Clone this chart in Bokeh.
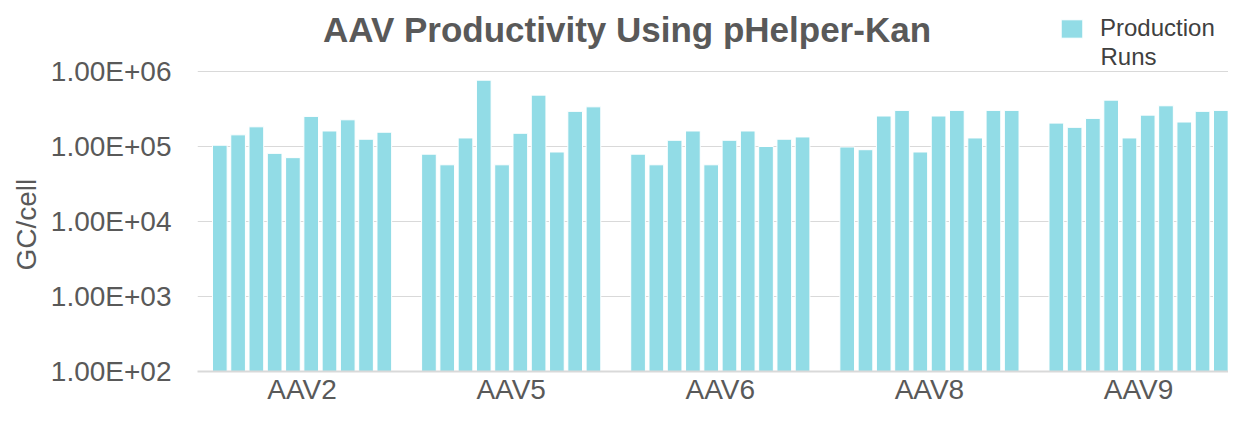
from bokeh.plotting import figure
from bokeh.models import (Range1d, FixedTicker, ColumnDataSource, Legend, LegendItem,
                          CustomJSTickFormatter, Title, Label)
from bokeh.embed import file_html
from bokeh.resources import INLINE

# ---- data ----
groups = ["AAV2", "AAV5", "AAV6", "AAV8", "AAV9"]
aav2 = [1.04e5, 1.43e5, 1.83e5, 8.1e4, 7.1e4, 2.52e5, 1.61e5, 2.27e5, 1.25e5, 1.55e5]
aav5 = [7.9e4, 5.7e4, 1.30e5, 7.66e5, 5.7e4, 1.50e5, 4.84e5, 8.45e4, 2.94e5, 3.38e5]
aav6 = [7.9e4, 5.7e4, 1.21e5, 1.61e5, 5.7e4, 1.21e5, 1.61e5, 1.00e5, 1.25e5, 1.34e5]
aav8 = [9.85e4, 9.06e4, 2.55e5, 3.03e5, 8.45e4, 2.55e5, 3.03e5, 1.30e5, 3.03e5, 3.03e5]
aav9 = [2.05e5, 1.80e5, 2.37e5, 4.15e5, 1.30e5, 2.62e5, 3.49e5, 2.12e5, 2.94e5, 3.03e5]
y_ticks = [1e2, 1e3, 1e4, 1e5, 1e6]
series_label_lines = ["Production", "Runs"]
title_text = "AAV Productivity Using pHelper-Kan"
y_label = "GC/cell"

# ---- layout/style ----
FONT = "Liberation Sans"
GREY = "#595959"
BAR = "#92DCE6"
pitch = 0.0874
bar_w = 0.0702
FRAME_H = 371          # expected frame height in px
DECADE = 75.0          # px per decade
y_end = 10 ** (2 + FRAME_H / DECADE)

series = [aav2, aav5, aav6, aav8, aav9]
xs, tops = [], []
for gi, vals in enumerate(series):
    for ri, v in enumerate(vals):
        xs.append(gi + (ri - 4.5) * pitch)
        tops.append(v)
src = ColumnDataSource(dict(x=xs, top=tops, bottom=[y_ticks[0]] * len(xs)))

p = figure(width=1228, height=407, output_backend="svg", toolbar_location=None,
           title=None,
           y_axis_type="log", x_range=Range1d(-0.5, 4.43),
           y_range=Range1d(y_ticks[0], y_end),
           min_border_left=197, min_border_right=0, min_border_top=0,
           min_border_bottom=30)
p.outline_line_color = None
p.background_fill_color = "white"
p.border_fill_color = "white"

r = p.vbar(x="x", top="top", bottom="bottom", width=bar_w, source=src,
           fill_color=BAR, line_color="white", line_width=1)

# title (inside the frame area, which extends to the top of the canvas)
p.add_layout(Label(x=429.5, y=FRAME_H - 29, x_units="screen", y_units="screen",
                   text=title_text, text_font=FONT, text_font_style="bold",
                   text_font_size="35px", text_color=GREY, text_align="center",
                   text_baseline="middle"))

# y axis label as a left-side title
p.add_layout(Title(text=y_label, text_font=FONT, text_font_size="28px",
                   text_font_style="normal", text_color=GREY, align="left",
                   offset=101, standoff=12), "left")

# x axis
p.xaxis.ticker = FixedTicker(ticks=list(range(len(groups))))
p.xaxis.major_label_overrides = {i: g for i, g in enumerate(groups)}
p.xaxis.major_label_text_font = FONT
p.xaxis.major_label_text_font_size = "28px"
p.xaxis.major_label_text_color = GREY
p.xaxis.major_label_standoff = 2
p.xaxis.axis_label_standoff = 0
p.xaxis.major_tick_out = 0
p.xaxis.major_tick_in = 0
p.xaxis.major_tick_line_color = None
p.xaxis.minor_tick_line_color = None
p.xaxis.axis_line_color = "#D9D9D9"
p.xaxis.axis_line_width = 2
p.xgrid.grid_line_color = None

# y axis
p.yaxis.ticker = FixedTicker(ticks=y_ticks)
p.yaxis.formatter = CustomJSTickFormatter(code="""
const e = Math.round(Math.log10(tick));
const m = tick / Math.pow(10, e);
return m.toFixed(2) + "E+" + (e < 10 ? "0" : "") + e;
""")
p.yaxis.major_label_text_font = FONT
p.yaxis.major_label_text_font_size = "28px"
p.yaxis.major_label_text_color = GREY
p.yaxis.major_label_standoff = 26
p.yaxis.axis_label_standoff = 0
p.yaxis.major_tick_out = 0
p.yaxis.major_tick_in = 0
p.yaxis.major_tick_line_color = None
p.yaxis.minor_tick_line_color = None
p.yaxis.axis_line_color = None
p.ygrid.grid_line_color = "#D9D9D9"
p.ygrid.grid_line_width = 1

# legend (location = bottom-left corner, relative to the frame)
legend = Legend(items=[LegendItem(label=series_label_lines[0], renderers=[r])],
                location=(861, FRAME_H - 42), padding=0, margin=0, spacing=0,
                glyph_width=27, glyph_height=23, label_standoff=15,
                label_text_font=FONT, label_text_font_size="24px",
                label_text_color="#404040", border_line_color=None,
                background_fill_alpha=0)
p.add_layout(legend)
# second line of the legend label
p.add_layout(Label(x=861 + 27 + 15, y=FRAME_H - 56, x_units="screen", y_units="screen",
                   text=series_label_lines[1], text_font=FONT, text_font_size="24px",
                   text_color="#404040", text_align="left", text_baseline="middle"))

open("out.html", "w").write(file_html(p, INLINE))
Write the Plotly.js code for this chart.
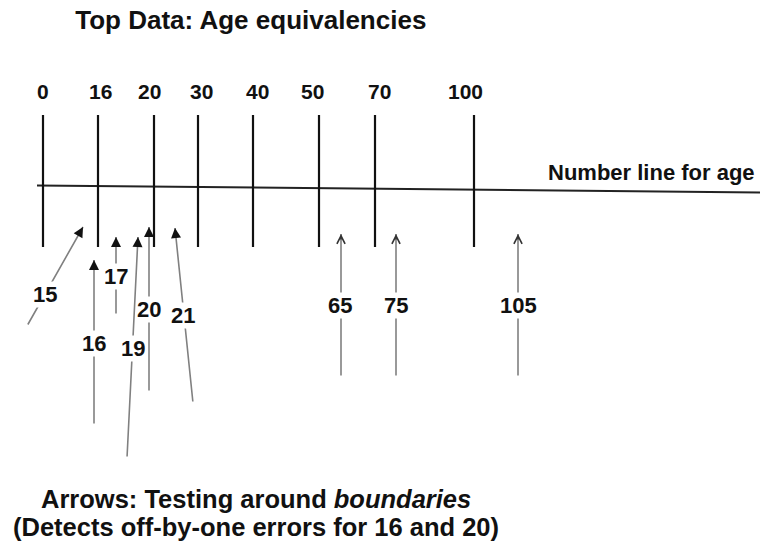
──────────
**Directions**
Repeat the entries exactly and keep the pictures out of the copy.

**Final result**
Clone this chart in Bokeh.
from bokeh.plotting import figure
from bokeh.models import (Range1d, FixedTicker, ColumnDataSource, Legend, LegendItem,
                          CustomJSTickFormatter, Title, Label)
from bokeh.embed import file_html
from bokeh.resources import INLINE

# ---- data ----
groups = ["AAV2", "AAV5", "AAV6", "AAV8", "AAV9"]
aav2 = [1.04e5, 1.43e5, 1.83e5, 8.1e4, 7.1e4, 2.52e5, 1.61e5, 2.27e5, 1.25e5, 1.55e5]
aav5 = [7.9e4, 5.7e4, 1.30e5, 7.66e5, 5.7e4, 1.50e5, 4.84e5, 8.45e4, 2.94e5, 3.38e5]
aav6 = [7.9e4, 5.7e4, 1.21e5, 1.61e5, 5.7e4, 1.21e5, 1.61e5, 1.00e5, 1.25e5, 1.34e5]
aav8 = [9.85e4, 9.06e4, 2.55e5, 3.03e5, 8.45e4, 2.55e5, 3.03e5, 1.30e5, 3.03e5, 3.03e5]
aav9 = [2.05e5, 1.80e5, 2.37e5, 4.15e5, 1.30e5, 2.62e5, 3.49e5, 2.12e5, 2.94e5, 3.03e5]
y_ticks = [1e2, 1e3, 1e4, 1e5, 1e6]
series_label_lines = ["Production", "Runs"]
title_text = "AAV Productivity Using pHelper-Kan"
y_label = "GC/cell"

# ---- layout/style ----
FONT = "Liberation Sans"
GREY = "#595959"
BAR = "#92DCE6"
pitch = 0.0874
bar_w = 0.0702
FRAME_H = 371          # expected frame height in px
DECADE = 75.0          # px per decade
y_end = 10 ** (2 + FRAME_H / DECADE)

series = [aav2, aav5, aav6, aav8, aav9]
xs, tops = [], []
for gi, vals in enumerate(series):
    for ri, v in enumerate(vals):
        xs.append(gi + (ri - 4.5) * pitch)
        tops.append(v)
src = ColumnDataSource(dict(x=xs, top=tops, bottom=[y_ticks[0]] * len(xs)))

p = figure(width=1228, height=407, output_backend="svg", toolbar_location=None,
           title=None,
           y_axis_type="log", x_range=Range1d(-0.5, 4.43),
           y_range=Range1d(y_ticks[0], y_end),
           min_border_left=197, min_border_right=0, min_border_top=0,
           min_border_bottom=30)
p.outline_line_color = None
p.background_fill_color = "white"
p.border_fill_color = "white"

r = p.vbar(x="x", top="top", bottom="bottom", width=bar_w, source=src,
           fill_color=BAR, line_color="white", line_width=1)

# title (inside the frame area, which extends to the top of the canvas)
p.add_layout(Label(x=429.5, y=FRAME_H - 29, x_units="screen", y_units="screen",
                   text=title_text, text_font=FONT, text_font_style="bold",
                   text_font_size="35px", text_color=GREY, text_align="center",
                   text_baseline="middle"))

# y axis label as a left-side title
p.add_layout(Title(text=y_label, text_font=FONT, text_font_size="28px",
                   text_font_style="normal", text_color=GREY, align="left",
                   offset=101, standoff=12), "left")

# x axis
p.xaxis.ticker = FixedTicker(ticks=list(range(len(groups))))
p.xaxis.major_label_overrides = {i: g for i, g in enumerate(groups)}
p.xaxis.major_label_text_font = FONT
p.xaxis.major_label_text_font_size = "28px"
p.xaxis.major_label_text_color = GREY
p.xaxis.major_label_standoff = 2
p.xaxis.axis_label_standoff = 0
p.xaxis.major_tick_out = 0
p.xaxis.major_tick_in = 0
p.xaxis.major_tick_line_color = None
p.xaxis.minor_tick_line_color = None
p.xaxis.axis_line_color = "#D9D9D9"
p.xaxis.axis_line_width = 2
p.xgrid.grid_line_color = None

# y axis
p.yaxis.ticker = FixedTicker(ticks=y_ticks)
p.yaxis.formatter = CustomJSTickFormatter(code="""
const e = Math.round(Math.log10(tick));
const m = tick / Math.pow(10, e);
return m.toFixed(2) + "E+" + (e < 10 ? "0" : "") + e;
""")
p.yaxis.major_label_text_font = FONT
p.yaxis.major_label_text_font_size = "28px"
p.yaxis.major_label_text_color = GREY
p.yaxis.major_label_standoff = 26
p.yaxis.axis_label_standoff = 0
p.yaxis.major_tick_out = 0
p.yaxis.major_tick_in = 0
p.yaxis.major_tick_line_color = None
p.yaxis.minor_tick_line_color = None
p.yaxis.axis_line_color = None
p.ygrid.grid_line_color = "#D9D9D9"
p.ygrid.grid_line_width = 1

# legend (location = bottom-left corner, relative to the frame)
legend = Legend(items=[LegendItem(label=series_label_lines[0], renderers=[r])],
                location=(861, FRAME_H - 42), padding=0, margin=0, spacing=0,
                glyph_width=27, glyph_height=23, label_standoff=15,
                label_text_font=FONT, label_text_font_size="24px",
                label_text_color="#404040", border_line_color=None,
                background_fill_alpha=0)
p.add_layout(legend)
# second line of the legend label
p.add_layout(Label(x=861 + 27 + 15, y=FRAME_H - 56, x_units="screen", y_units="screen",
                   text=series_label_lines[1], text_font=FONT, text_font_size="24px",
                   text_color="#404040", text_align="left", text_baseline="middle"))

open("out.html", "w").write(file_html(p, INLINE))
Write the Plotly.js code for this chart.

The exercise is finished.